By: Karma Larsen, Nebraska Forest Service & Nebraska Statewide Arboretum
Over the span of a week or two—just a slight turn of the kaleidoscope—the color wheel changes. The rich greens of summer foliage, which haven’t browned thanks to moisture and cooler weather, have begun to shine yellow, red and purple in the fall landscape. For all the challenges the Midwest throws at us, seasonal changes are part of the payoff. It’s time to enjoy.
In terms of sheer volume, trees and shrubs are the most noticeable, but perennials are losing their chlorophyll-induced green as well. Yellow and orange pigments become more noticeable with the loss of chlorophyll; while vibrant red color results from a more complex mix of trapped glucose, bright sunlight and cool nighttime temperatures. In years with an early frost, leaves are more likely to simply dry up and turn brown. We’ll see what fall 2015 has in store for us, but below are some plants to brighten up our fall gardens in future years.
Yellow and Orange Fall Color
- Bluestar, Amsonia, has tiny blue flowers in spring and in fall the abundant feathery foliage turns a brilliant golden yellow.
- Solomon’s seal, Polygonatum, has bluish-black berries in summer that go beautifully with the yellow fall foliage. The variegated one with its ivory-streaked foliage is even more striking.
- Other perennials for yellow fall color include gooseneck loosestrife, monkshood, hosta, balloonflower and ferns.
- Pale grasses that will brighten barren landscapes include blue and sideoats grama, with interesting seedheads that focus attention on their soft buff colors. Others to consider include: Indiangrass; prairie dropseed in orange to light copper shades; switchgrass; and the very upright Korean and feather reed grass.
- Trees for yellow fall color include cottonwood, baldcypress, birch, honeylocust, ginkgo, dogwood, ash and some maples and oaks.
- Shrubs include witchhazel, spicebush, bottlebrush buckeye and native serviceberry, Amelanchier alnifolia.
Reds and purples
- The common name bloody cranesbill makes it clear that perennial geraniums are great plants for crimson fall color.

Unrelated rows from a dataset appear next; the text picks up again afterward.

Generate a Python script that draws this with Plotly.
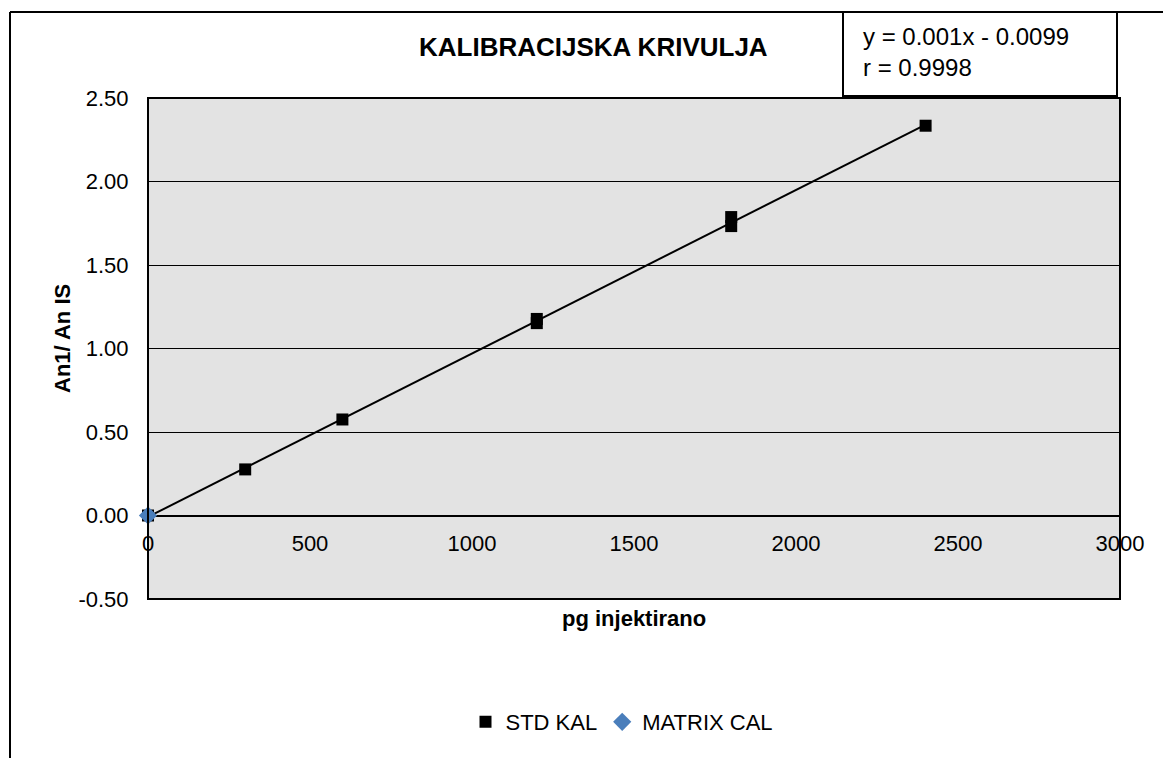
import numpy as np
import plotly.graph_objects as go

# ---- data ----
std_x = [0, 300, 600, 1200, 1200, 1800, 1800, 2400]
std_y = [0.0, 0.276, 0.575, 1.177, 1.152, 1.787, 1.733, 2.334]
matrix_x = [0]
matrix_y = [0.0]
x_ticks = [0, 500, 1000, 1500, 2000, 2500, 3000]
y_ticks = [-0.5, 0.0, 0.5, 1.0, 1.5, 2.0, 2.5]
title_text = "KALIBRACIJSKA KRIVULJA"
eq_text = "y = 0.001x - 0.0099<br>r = 0.9998"

# trendline from the data
slope, intercept = np.polyfit(std_x, std_y, 1)
trend_x = [min(std_x), max(std_x)]
trend_y = [slope * v + intercept for v in trend_x]

W, H = 1163, 758
L, R, T, B = 148, 1120, 98, 599


def px(x):
    return (x - L) / (R - L)


def py(y):
    return (B - y) / (B - T)


FONT = "Liberation Sans, Arial, sans-serif"

fig = go.Figure()
fig.add_trace(go.Scatter(x=trend_x, y=trend_y, mode="lines",
                         line=dict(color="black", width=2),
                         showlegend=False, hoverinfo="skip", cliponaxis=False))
fig.add_trace(go.Scatter(x=std_x, y=std_y, mode="markers", name="STD KAL",
                         marker=dict(symbol="square", size=12, color="black"),
                         cliponaxis=False))
fig.add_trace(go.Scatter(x=matrix_x, y=matrix_y, mode="markers", name="MATRIX CAL",
                         marker=dict(symbol="diamond", size=14, color="#4a7ebb"),
                         cliponaxis=False))

fig.update_layout(
    width=W, height=H,
    margin=dict(l=L, r=W - R, t=T, b=H - B, autoexpand=False),
    paper_bgcolor="white",
    plot_bgcolor="#e3e3e3",
    font=dict(family=FONT, size=22, color="black"),
    showlegend=True,
    legend=dict(orientation="h", x=px(622), y=py(722), xanchor="center", yanchor="middle",
                font=dict(size=22, family=FONT), itemwidth=30, bgcolor="rgba(0,0,0,0)"),
    xaxis=dict(range=[0, 3000], tickvals=x_ticks, ticktext=[str(v) for v in x_ticks],
               anchor="free", position=(0 - (-0.5)) / 3.0,
               showline=False, showgrid=False, zeroline=False,
               ticks="outside", ticklen=8, tickcolor="rgba(0,0,0,0)",
               tickfont=dict(size=22, family=FONT), fixedrange=True),
    yaxis=dict(range=[-0.5, 2.5], tickvals=y_ticks,
               ticktext=["%.2f" % v for v in y_ticks],
               showgrid=True, gridcolor="#000000", gridwidth=1,
               zeroline=True, zerolinecolor="#000000", zerolinewidth=1.5,
               showline=False, ticks="outside", ticklen=14, tickcolor="rgba(0,0,0,0)",
               tickfont=dict(size=22, family=FONT), fixedrange=True),
    annotations=[
        dict(text="<b>" + title_text + "</b>", x=px(593), y=py(47), xref="paper", yref="paper",
             showarrow=False, font=dict(size=26, family=FONT), xanchor="center", yanchor="middle"),
        dict(text=eq_text, x=px(861), y=py(52), xref="paper", yref="paper", align="left",
             showarrow=False, font=dict(size=24, family=FONT), xanchor="left", yanchor="middle"),
        dict(text="<b>pg injektirano</b>", x=px(634), y=py(618), xref="paper", yref="paper",
             showarrow=False, font=dict(size=22, family=FONT), xanchor="center", yanchor="middle"),
        dict(text="<b>An1/ An IS</b>", x=px(62), y=py(339), xref="paper", yref="paper",
             textangle=-90, showarrow=False, font=dict(size=22, family=FONT),
             xanchor="center", yanchor="middle"),
    ],
    shapes=[
        # plot frame
        dict(type="rect", xref="paper", yref="paper", x0=0, x1=1, y0=0, y1=1,
             line=dict(color="black", width=2), fillcolor="rgba(0,0,0,0)", layer="above"),
        # equation box
        dict(type="rect", xref="paper", yref="paper", x0=px(843), x1=px(1117),
             y0=py(96), y1=py(12), line=dict(color="black", width=2), fillcolor="white",
             layer="below"),
        # outer chart border (top & left)
        dict(type="line", xref="paper", yref="paper", x0=px(10), x1=px(1163),
             y0=py(12), y1=py(12), line=dict(color="black", width=2)),
        dict(type="line", xref="paper", yref="paper", x0=px(10), x1=px(10),
             y0=py(12), y1=py(758), line=dict(color="black", width=2)),
    ],
)

fig.write_html("out.html", config={"displayModeBar": False},
               post_script="document.body.style.margin='0';document.body.style.overflow='hidden';")
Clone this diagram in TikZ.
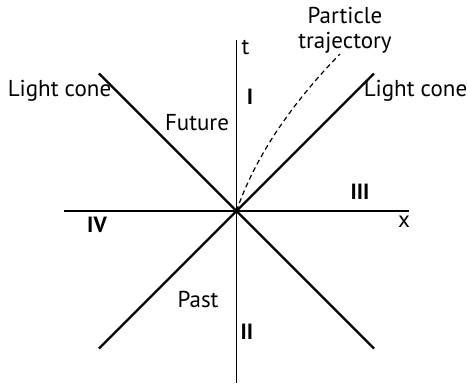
\documentclass[tikz,border=0pt]{standalone}
\usepackage{fontspec}
\setmainfont{PT Sans}
\usetikzlibrary{positioning}

\begin{document}
\begin{tikzpicture}[x=1pt, y=1pt,
  font=\fontsize{23}{25}\selectfont,
  axis/.style={line width=1.2pt},
  cone/.style={line width=2.2pt},
  lbl/.style={inner sep=0pt, align=center},
  quad/.style={lbl, font=\fontsize{22}{25}\selectfont\bfseries}]
\useasboundingbox (-236.5,-173) rectangle (230.5,211);
% axes
\coordinate (O) at (0,0);
\coordinate (tTop) at (0,171);
\coordinate (tBot) at (0,-172);
\coordinate (xLeft) at (-172.5,0);
\coordinate (xRight) at (172.5,0);
\draw[axis] (tBot) -- (tTop);
\draw[axis] (xLeft) -- (xRight);
% light cone
\coordinate (coneUL) at (-137.5,137.5);
\coordinate (coneUR) at (137.5,137.5);
\coordinate (coneLL) at (-137.5,-137.5);
\coordinate (coneLR) at (137.5,-137.5);
\draw[cone] (coneUL) -- (coneLR);
\draw[cone] (coneLL) -- (coneUR);
% particle trajectory
\draw[line width=1.2pt, dash pattern=on 5pt off 3.5pt]
  plot[domain=0:15.7, samples=40, smooth] ({3.45*\x+0.2*\x*\x}, {10*\x});
% labels
\node[lbl] (trajLbl) at (108.5,181) {Particle\\trajectory};
\node[lbl, anchor=west] (tLbl) at (5,164) {t};
\node[lbl] (xLbl) at (167.5,-11) {x};
\node[lbl] (coneL) at (-177,120) {Light cone};
\node[lbl] (coneR) at (179,120) {Light cone};
\node[lbl] (future) at (-39.5,88) {Future};
\node[lbl] (past) at (-38.5,-88) {Past};
\node[quad] (qI) at (13.5,114) {I};
\node[quad] (qII) at (10.5,-121) {II};
\node[quad] (qIII) at (123.5,19) {III};
\node[quad] (qIV) at (-139.5,-14) {IV};
\end{tikzpicture}
\end{document}
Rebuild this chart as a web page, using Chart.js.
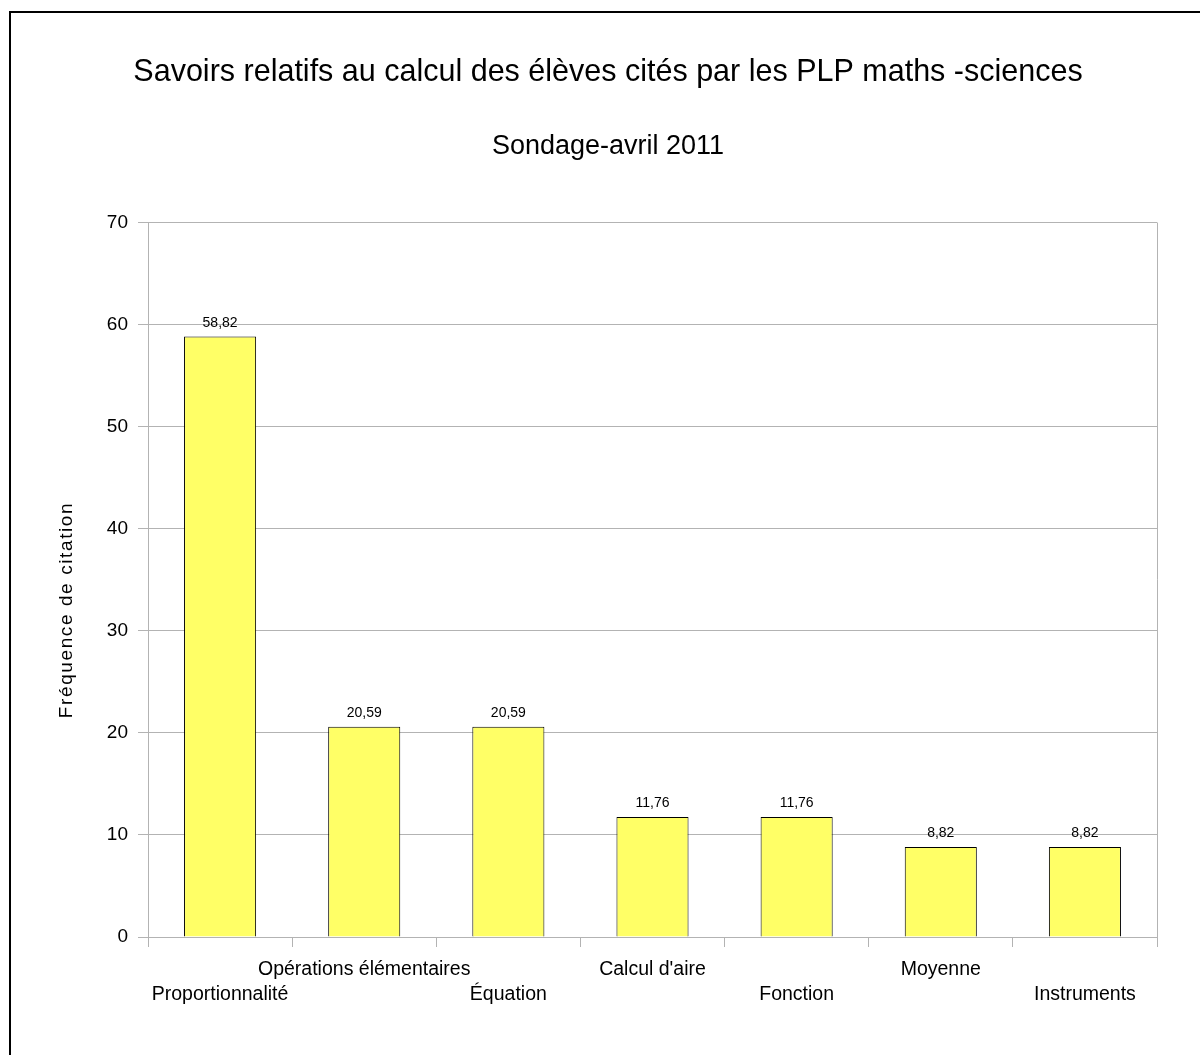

- Columbine, bergenia, coralbells, sedum and prairie smoke turn varying shades of red and purple; and the foliage of all these hardy plants often persists far into winter. They’re a beautiful contrast to muted mulches or bright white snow.
- For grasses, little bluestem in cultivars like Dallas Blues offers vibrant blue and purple fall highlights. Shenandoah switchgrass has red and purple foliage. Indiangrass tends toward copper highlights.
- In Nebraska, red fall color in trees can be extremely variable, but some of the maples and oaks, sweetgum and many others turn red to purple.
- For shrubs, very few plants outshine the sumacs. Viburnums tend to have dark berries that contrast with their red foliage. Other reds include chokeberry, burning bush, some varieties of serviceberry and eastern wahoo.